I’ve grown up between privilege as well.  After some pretty working class beginnings, by elementary school I was attending an overwhelmingly white school district that was very wealthy.  We, however, were neither white nor wealthy.  I very much felt my model minority status.  I can’t tell you how many times teachers made comments about “my background” being the reason I did well in school.  I assure you, those teachers did not mean my mom and dad’s parenting skills.

Yet, I didn’t feel like I necessarily came from the “wrong side of the tracks” either.  This has persisted as I’ve become an adult; I see a lot of wealth and privilege around me, and honestly, I’m never sure if I’m part of it or not.  We live in East Oakland, on the edge of what seems like one of the last working class neighborhoods in the entire Bay Area.  I can’t deny that there is gang activity and lots of poverty very close to our house.   I’m not white, but most of my friends are.  We are not experiencing poverty by any means, but we struggle some months.  Heck, my husband is a lawyer, and I’m a stay-at-home-mom.  We have the choice to eat organic food most of the time.  That feels like privilege.  Yet, I feel outside of the groups that are considered the most privileged in this country.  I’m a brown-skinned immigrant, after all, and I’ve felt the real negative consequences of being made into the Other.

Then… God.  After I left Catholicism, I drifted.  For a while I thought I was agnostic, but over the years, I haven’t been able to truthfully deny that I do believe.  Just like I hear atheist friends say that in their core, they know there’s nothing out there, I feel in my core that there is something out there.  No, not men with beards in fluffy clouds.  Or even one single divine omniscient being.  All I know is that there’s something there.  Organized religion, however, all falls apart for me.  I just can’t do the dogma, the structure, the rules.  Yet, I find myself defending religion all the time.  When I listen to people speak about faith and God, it does speak to me.  The language might differ, but important messages all sound the same to me whether they come from a place of belief or not.

More recently, I’ve found myself in a gap of Disability Land.  I have a hard time even navigating the language I use on a daily basis.  I’m a parent of a disabled child.  I’m a parent of a child with a disability.  I’m a parent.  My child has 47 chromosomes.  He’s my son.  I’m his parent.  Words matter, and I struggle in this Disability Land gap.  I’ll forever be connected to his disability but will never experience it myself.  I am constantly walking the tightrope of my own feelings and respecting his future.

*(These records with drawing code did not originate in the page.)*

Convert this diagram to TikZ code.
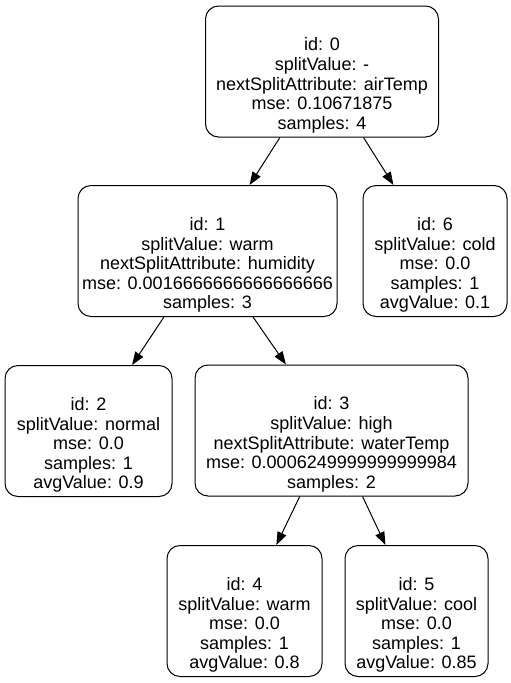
\documentclass[tikz,border=0pt]{standalone}
\usepackage{fontspec}
\setmainfont{Liberation Sans}
\usetikzlibrary{arrows.meta}

\tikzset{
	treebox/.style={
		draw=black,
		fill=white,
		line width=1pt,
		rounded corners=13pt,
		minimum height=131pt,
		inner sep=0pt
	},
	treetext/.style={
		align=center,
		inner sep=0pt,
		font=\fontsize{18}{19.6}\selectfont
	},
	treeedge/.style={
		-{Triangle[length=13pt,width=9.5pt]},
		line width=1pt
	}
}

\begin{document}
\begin{tikzpicture}[x=1pt,y=1pt]
			
			\path[fill=white,use as bounding box] (0,0) rectangle (511,-683);
			
			% ---------------------------------------------------------
			% ROOT
			% ---------------------------------------------------------
			
			\node[treebox,minimum width=233pt] (n0) at (322,-71.5) {};
			\node[treetext] (t0) at (322,-85.5)
			{id: 0\\splitValue: -\\nextSplitAttribute: airTemp\\mse: 0.10671875\\samples: 4};
			
			% ---------------------------------------------------------
			% LEVEL 1
			% ---------------------------------------------------------
			
			\node[treebox,minimum width=259pt] (n1) at (207.5,-251) {};
			\node[treetext] (t1) at (207.5,-265)
			{id: 1\\splitValue: warm\\nextSplitAttribute: humidity\\mse: 0.0016666666666666666\\samples: 3};
			
			\node[treebox,minimum width=144pt] (n6) at (435,-251) {};
			\node[treetext] (t6) at (435,-265)
			{id: 6\\splitValue: cold\\mse: 0.0\\samples: 1\\avgValue: 0.1};
			
			% ---------------------------------------------------------
			% LEVEL 2
			% ---------------------------------------------------------
			
			\node[treebox,minimum width=167pt] (n2) at (88.5,-431) {};
			\node[treetext] (t2) at (88.5,-445)
			{id: 2\\splitValue: normal\\mse: 0.0\\samples: 1\\avgValue: 0.9};
			
			\node[treebox,minimum width=273pt] (n3) at (331.5,-430.5) {};
			\node[treetext] (t3) at (331.5,-444.5)
			{id: 3\\splitValue: high\\nextSplitAttribute: waterTemp\\mse: 0.0006249999999999984\\samples: 2};
			
			% ---------------------------------------------------------
			% LEVEL 3
			% ---------------------------------------------------------
			
			\node[treebox,minimum width=155pt] (n4) at (244.5,-611) {};
			\node[treetext] (t4) at (244.5,-625)
			{id: 4\\splitValue: warm\\mse: 0.0\\samples: 1\\avgValue: 0.8};
			
			\node[treebox,minimum width=143pt] (n5) at (416.5,-611) {};
			\node[treetext] (t5) at (416.5,-625)
			{id: 5\\splitValue: cool\\mse: 0.0\\samples: 1\\avgValue: 0.85};
			
			% ---------------------------------------------------------
			% ARROWS
			% ---------------------------------------------------------
			
			\draw[treeedge]
			(n0) -- (n1);
			
			\draw[treeedge]
			(n0) -- (n6);
			
			\draw[treeedge]
			(n1) -- (n2);
			
			\draw[treeedge]
			(n1) -- (n3);
			
			\draw[treeedge]
			(n3) -- (n4);
			
			\draw[treeedge]
			(n3) -- (n5);
			
\end{tikzpicture}
\end{document}
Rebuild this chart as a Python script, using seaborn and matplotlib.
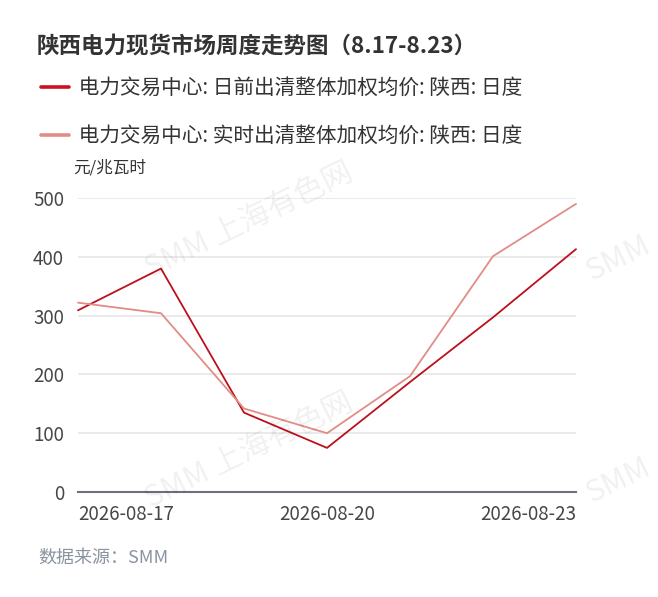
import pandas as pd
import seaborn as sns
import matplotlib.pyplot as plt
import matplotlib.dates as mdates

# data
dates = ['2026-08-17', '2026-08-18', '2026-08-19', '2026-08-20',
         '2026-08-21', '2026-08-22', '2026-08-23']
day_ahead = [309, 380, 135, 75, 187, 297, 413]
real_time = [322, 304, 142, 100, 197, 401, 490]
series_names = ['电力交易中心: 日前出清整体加权均价: 陕西: 日度',
                '电力交易中心: 实时出清整体加权均价: 陕西: 日度']
y_ticks = [0, 100, 200, 300, 400, 500]
x_ticks = ['2026-08-17', '2026-08-20', '2026-08-23']

df = pd.DataFrame({'date': pd.to_datetime(dates),
                   series_names[0]: day_ahead,
                   series_names[1]: real_time})
long_df = df.melt(id_vars='date', var_name='series', value_name='value')

sns.set_theme(style='white')
plt.rcParams['font.family'] = ['Noto Sans CJK SC', 'DejaVu Sans']

W, H = 658, 597
fig = plt.figure(figsize=(W / 100, H / 100), dpi=100)
ax = fig.add_axes([78 / W, 1 - 492 / H, (576 - 78) / W, (492 - 198) / H])

palette = {series_names[0]: '#bc101d', series_names[1]: '#e28c84'}
sns.lineplot(data=long_df, x='date', y='value', hue='series',
             palette=palette, linewidth=1.3, ax=ax, legend=False)
for ln in ax.lines:
    ln.set_clip_on(False)

ax.set_xlim(pd.to_datetime(dates[0]), pd.to_datetime(dates[-1]))
ax.set_ylim(0, 500)
ax.set_yticks(y_ticks)
ax.yaxis.grid(True, color='#e6e6e6', linewidth=1.2)
ax.xaxis.grid(False)
ax.set_xlabel('')
ax.set_ylabel('')
for s in ['top', 'right', 'left']:
    ax.spines[s].set_visible(False)
ax.spines['bottom'].set_color('#6e7079')
ax.spines['bottom'].set_linewidth(1.5)
ax.spines['bottom'].set_zorder(5)

ax.set_xticks(pd.to_datetime(x_ticks))
ax.xaxis.set_major_formatter(mdates.DateFormatter('%Y-%m-%d'))
ax.tick_params(axis='both', length=0, labelsize=13.5, labelcolor='#464646')
ax.tick_params(axis='y', pad=10)
ax.tick_params(axis='x', pad=9)
xl = ax.get_xticklabels()
xl[0].set_ha('left')
xl[-1].set_ha('right')

# legend
handles = [plt.Line2D([], [], color='#cc1020', linewidth=2.6),
           plt.Line2D([], [], color='#e28c84', linewidth=2.6)]
fig.legend(handles, [' ' + n for n in series_names], loc='upper left',
           bbox_to_anchor=(41 / W, 1 - 77 / H), frameon=False,
           fontsize=14.9, labelspacing=1.25, handlelength=1.35,
           handletextpad=0.25, borderpad=0, borderaxespad=0,
           labelcolor='#333333')

fig.text(37 / W, 1 - 46 / H, '陕西电力现货市场周度走势图（8.17-8.23）',
         fontsize=16.2, fontweight='bold', color='#333333', va='center')
fig.text(73 / W, 1 - 168 / H, '元/兆瓦时', fontsize=12, color='#333333',
         va='center')
fig.text(38 / W, 1 - 558 / H, '数据来源：SMM', fontsize=13,
         style='italic', color='#8a93a0', va='center')

# watermark
for cx, cy in [(250, 222), (250, 452)]:
    fig.text(cx / W, 1 - cy / H, 'SMM 上海有色网', fontsize=22,
             color='#000000', alpha=0.06, rotation=26,
             ha='center', va='center')
for cx, cy in [(618, 258), (618, 480)]:
    fig.text(cx / W, 1 - cy / H, 'SMM', fontsize=22,
             color='#000000', alpha=0.06, rotation=26,
             ha='center', va='center')

fig.savefig('out.png', dpi=100)
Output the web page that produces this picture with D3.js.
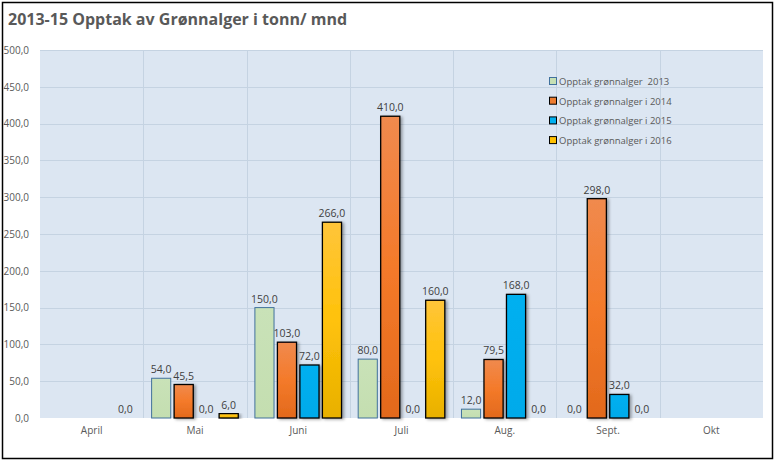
<!DOCTYPE html>
<html><head><meta charset="utf-8">
<script src="https://cdn.jsdelivr.net/npm/d3@7"></script>
<style>body{margin:0;background:#fff}svg{display:block}text{font-family:"Open Sans",sans-serif}</style>
</head><body><svg id="c" width="775" height="462"></svg>
<script>
const months = ["April","Mai","Juni","Juli","Aug.","Sept.","Okt"];
const seriesNames = ["Opptak grønnalger  2013","Opptak grønnalger i 2014","Opptak grønnalger i 2015","Opptak grønnalger i 2016"];
const v2013 = [null, 54, 150, 80, 12, 0, null];
const v2014 = [null, 45.5, 103, 410, 79.5, 298, null];
const v2015 = [null, 0, 72, 0, 168, 32, null];
const v2016 = [0, 6, 266, 160, 0, 0, null];
const yTicks = [0,50,100,150,200,250,300,350,400,450,500];
const title = "2013-15 Opptak av Grønnalger i tonn/ mnd";

const allSeries = [v2013, v2014, v2015, v2016];
const fills = ["url(#gGreen)","url(#gOrange)","url(#gBlue)","url(#gYellow)"];
const strokes = ["#41719c","#000","#000","#000"];
const legendFills = ["#c6e0b4","#ed7d31","#00b0f0","#ffc000"];
const legendStrokes = ["#41719c","#000","#000","#000"];

const svg = d3.select("#c");
const defs = svg.append("defs");
function grad(id, stops){
  const g = defs.append("linearGradient").attr("id",id).attr("x1",0).attr("y1",0).attr("x2",0).attr("y2",1);
  stops.forEach(s=>g.append("stop").attr("offset",s[0]).attr("stop-color",s[1]));
}
grad("gGreen",[[0,"#c9e2b8"],[1,"#c4deb0"]]);
grad("gOrange",[[0,"#f08a4e"],[0.5,"#f47a2a"],[1,"#e2691c"]]);
grad("gBlue",[[0,"#00b0f0"],[1,"#00aaea"]]);
grad("gYellow",[[0,"#ffc53a"],[0.5,"#ffc20a"],[1,"#e8b000"]]);
const f = defs.append("filter").attr("id","sh").attr("x","-30%").attr("y","-10%").attr("width","160%").attr("height","130%");
f.append("feDropShadow").attr("dx",2).attr("dy",1).attr("stdDeviation",1.5).attr("flood-color","#000").attr("flood-opacity",0.35);

// frame
svg.append("rect").attr("x",0).attr("y",0).attr("width",775).attr("height",462).attr("fill","#fff");
svg.append("rect").attr("x",2.5).attr("y",2.5).attr("width",770).attr("height",456).attr("fill","#fff").attr("stroke","#000").attr("stroke-width",1.5);

const L=40, R=763, T=50, B=418;
const y = d3.scaleLinear().domain([0,500]).range([B,T]);
const x0 = d3.scaleBand().domain(months).range([L,R]).paddingInner(0).paddingOuter(0);
const x1 = d3.scaleBand().domain(d3.range(4)).range([0,x0.bandwidth()]).paddingInner(0.15).paddingOuter(0.37);

svg.append("rect").attr("x",L).attr("y",T).attr("width",R-L).attr("height",B-T).attr("fill","#dce6f2");

// grid
svg.append("g").selectAll("line").data(yTicks.slice(1)).join("line")
  .attr("x1",L).attr("x2",R).attr("y1",d=>Math.round(y(d))+0.5).attr("y2",d=>Math.round(y(d))+0.5)
  .attr("stroke","#c5d3e2").attr("stroke-width",1);
svg.append("g").selectAll("line").data(months.slice(1)).join("line")
  .attr("y1",T).attr("y2",B).attr("x1",d=>Math.round(x0(d))+0.5).attr("x2",d=>Math.round(x0(d))+0.5)
  .attr("stroke","#c5d3e2").attr("stroke-width",1);

// y axis labels
const yAxis = d3.axisLeft(y).tickValues(yTicks).tickSize(0).tickPadding(0).tickFormat(d=>d3.format(".1f")(d).replace(".",","));
const ya = svg.append("g").attr("transform",`translate(29,0)`).call(yAxis);
ya.select(".domain").remove();
ya.selectAll("text").attr("fill","#595959").attr("font-size",10).attr("font-family","Open Sans, sans-serif");

// x axis labels
const xAxis = d3.axisBottom(x0).tickSize(0).tickPadding(0);
const xa = svg.append("g").attr("transform",`translate(0,${B+9})`).call(xAxis);
xa.select(".domain").remove();
xa.selectAll("text").attr("fill","#595959").attr("font-size",10).attr("font-family","Open Sans, sans-serif");

// bars
const g = svg.append("g");
allSeries.forEach((vals,si)=>{
  const data = vals.map((v,i)=>({m:months[i],v})).filter(d=>d.v!==null);
  g.selectAll(null).data(data.filter(d=>d.v>0)).join("rect")
    .attr("x",d=>x0(d.m)+x1(si)).attr("width",x1.bandwidth())
    .attr("y",d=>y(d.v)).attr("height",d=>B-y(d.v))
    .attr("fill",fills[si]).attr("stroke",strokes[si]).attr("stroke-width",si===0?1:1.3)
    .attr("filter",si===0?null:"url(#sh)");
  g.selectAll(null).data(data).join("text")
    .attr("x",d=>x0(d.m)+x1(si)+x1.bandwidth()/2).attr("y",d=>y(d.v)-5)
    .attr("text-anchor","middle").attr("font-size",10.5).attr("fill","#404040")
    .text(d=>d3.format(".1f")(d.v).replace(".",","));
});

// legend
const lg = svg.append("g");
seriesNames.forEach((n,i)=>{
  const yy = 82 + i*19.7;
  lg.append("rect").attr("x",549.5).attr("y",yy-4.5).attr("width",7).attr("height",7)
    .attr("fill",legendFills[i]).attr("stroke",legendStrokes[i]).attr("stroke-width",1);
  lg.append("text").attr("x",559).attr("y",yy+3).attr("font-size",9.5).attr("fill","#595959")
    .style("white-space","pre").attr("xml:space","preserve").text(n);
});

// title
svg.append("text").attr("x",8).attr("y",25).attr("font-size",16).attr("font-weight","bold").attr("fill","#595959").text(title);
</script></body></html>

Sometimes, I find standing in the gap lonely.  Other people look so confident and secure in their willingness to pick sides, speak so unequivocally, and I wonder if there is something wrong with me that I seem unable to do the same.  Other times it is freeing.  I get to swim in my current and not anyone else’s.  Finally, in my thirties, I’ve discovered that even though it takes more energy for me to be this way, it is better for my heart and soul to do my own thing.  

All my life, I’ve had people try to push me one way or another, to pick a camp between Right and Wrong, Should and Shouldn’t, Good and Bad.  I worry that others think I’ve got no moral compass, but the fact is that I find it more fruitful to study that gap, stand in the gap, explore why the gap exists, than to pick a side and try to pull anyone else over.  Maybe that friend was right.  I guess this is where I’m meant to be.  Maybe if I stand here long enough, the gap won’t seem like such a gap, just another place to be.  Then, we can all stand together.